Revisiting Prop Master

Exhibit Splash Image

Exploring the Installation

Throughout "Exploring the Installations" and its subsections, images of Juan Logan and Susan Harbage Page's art installation is accompanied by the 2009 exhibit wall text written by Laurel Fredrickson (indicated in italics). 

Artists Susan Harbage Page and Juan Logan designed Prop Master for the Gibbes Museum of Art and specifically for its Main Gallery. Their installation juxtaposes materials from the museum’s permanent collection and archives with works of the artists’ creation. In its totality, Prop Master constitutes what Logan and Page call “a disruption from within.” As the person who acquires and manufactures props for theatrical and film productions, the prop master is responsible for all aspects of their use on a set. Prop Master compares the prop master and the museum and a production and an exhibition to explore how the elements of an art collection are social props and the art museum a prop master. The installation investigates the role of the institution of the museum as prop master and prop with regard to Charleston’s social relations.

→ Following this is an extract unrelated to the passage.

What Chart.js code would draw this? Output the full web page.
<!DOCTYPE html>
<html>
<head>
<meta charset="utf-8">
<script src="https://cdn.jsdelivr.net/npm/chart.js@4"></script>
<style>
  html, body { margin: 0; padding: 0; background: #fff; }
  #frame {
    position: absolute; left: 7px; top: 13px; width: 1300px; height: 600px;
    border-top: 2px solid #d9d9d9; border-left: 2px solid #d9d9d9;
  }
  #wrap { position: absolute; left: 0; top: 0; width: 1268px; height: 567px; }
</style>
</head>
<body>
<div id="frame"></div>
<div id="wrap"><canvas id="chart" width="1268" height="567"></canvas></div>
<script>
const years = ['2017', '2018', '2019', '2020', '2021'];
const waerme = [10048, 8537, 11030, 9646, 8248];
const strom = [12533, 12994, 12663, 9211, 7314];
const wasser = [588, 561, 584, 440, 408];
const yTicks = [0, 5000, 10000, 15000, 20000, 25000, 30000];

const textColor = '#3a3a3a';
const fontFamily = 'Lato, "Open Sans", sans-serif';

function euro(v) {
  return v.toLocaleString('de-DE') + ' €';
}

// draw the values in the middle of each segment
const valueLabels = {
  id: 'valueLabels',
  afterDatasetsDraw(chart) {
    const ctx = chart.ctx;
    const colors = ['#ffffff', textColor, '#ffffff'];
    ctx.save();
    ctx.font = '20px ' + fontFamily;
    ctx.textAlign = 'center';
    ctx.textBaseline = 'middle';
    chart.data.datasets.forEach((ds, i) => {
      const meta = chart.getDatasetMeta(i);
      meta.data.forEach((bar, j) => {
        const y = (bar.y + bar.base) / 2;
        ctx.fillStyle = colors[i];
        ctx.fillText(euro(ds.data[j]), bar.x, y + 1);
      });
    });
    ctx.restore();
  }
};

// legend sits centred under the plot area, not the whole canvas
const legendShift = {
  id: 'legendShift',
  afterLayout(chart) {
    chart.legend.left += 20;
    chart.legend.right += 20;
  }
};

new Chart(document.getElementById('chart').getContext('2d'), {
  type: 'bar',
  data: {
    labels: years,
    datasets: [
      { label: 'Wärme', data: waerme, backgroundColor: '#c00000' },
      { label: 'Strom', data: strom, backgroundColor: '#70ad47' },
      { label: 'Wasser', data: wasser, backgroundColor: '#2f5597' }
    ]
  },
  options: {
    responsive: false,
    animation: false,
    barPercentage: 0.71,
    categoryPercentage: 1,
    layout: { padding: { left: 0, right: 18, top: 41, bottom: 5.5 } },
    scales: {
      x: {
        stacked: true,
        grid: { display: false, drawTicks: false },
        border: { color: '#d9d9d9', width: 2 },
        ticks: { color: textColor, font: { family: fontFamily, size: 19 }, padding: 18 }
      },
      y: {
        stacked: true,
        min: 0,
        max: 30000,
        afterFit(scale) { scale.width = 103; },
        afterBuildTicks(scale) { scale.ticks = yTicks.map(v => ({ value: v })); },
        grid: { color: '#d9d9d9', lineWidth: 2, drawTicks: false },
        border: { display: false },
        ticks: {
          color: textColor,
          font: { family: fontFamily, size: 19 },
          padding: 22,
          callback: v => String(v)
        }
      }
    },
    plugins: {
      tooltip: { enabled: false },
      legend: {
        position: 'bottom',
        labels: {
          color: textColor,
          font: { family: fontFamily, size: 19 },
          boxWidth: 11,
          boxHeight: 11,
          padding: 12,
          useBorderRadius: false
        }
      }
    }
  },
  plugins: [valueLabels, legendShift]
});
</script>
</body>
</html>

Established as the Carolina Art Association in 1858, a gift from merchant James Shoolbred Gibbes funded construction of the Museum’s Beaux Arts Style building, which opened to the public in April 1905. The Gibbes houses a collection of 10,000 works, principally American portraits, landscapes, still-lives, and miniature portraits with a Charleston or Southern connection. As a society’s self-portrait, displaying its aspirations and decorative schemes, such a collection is defined as much by what it excludes or treats as background as by what it includes. An art museum like the Gibbes is analogous to a prop master in how it collects and exhibits art. In so doing, it may support or challenge prevailing racial, gender, and class relations – Prop Master is an example of a challenge. 

Susan Harbage Page and Juan Logan live in Chapel Hill, where they teach at the University of North Carolina. Each has an extensive individual career as an artist, but they share a long-term interest in using art to explore the intersections of race, class, gender, place, and power.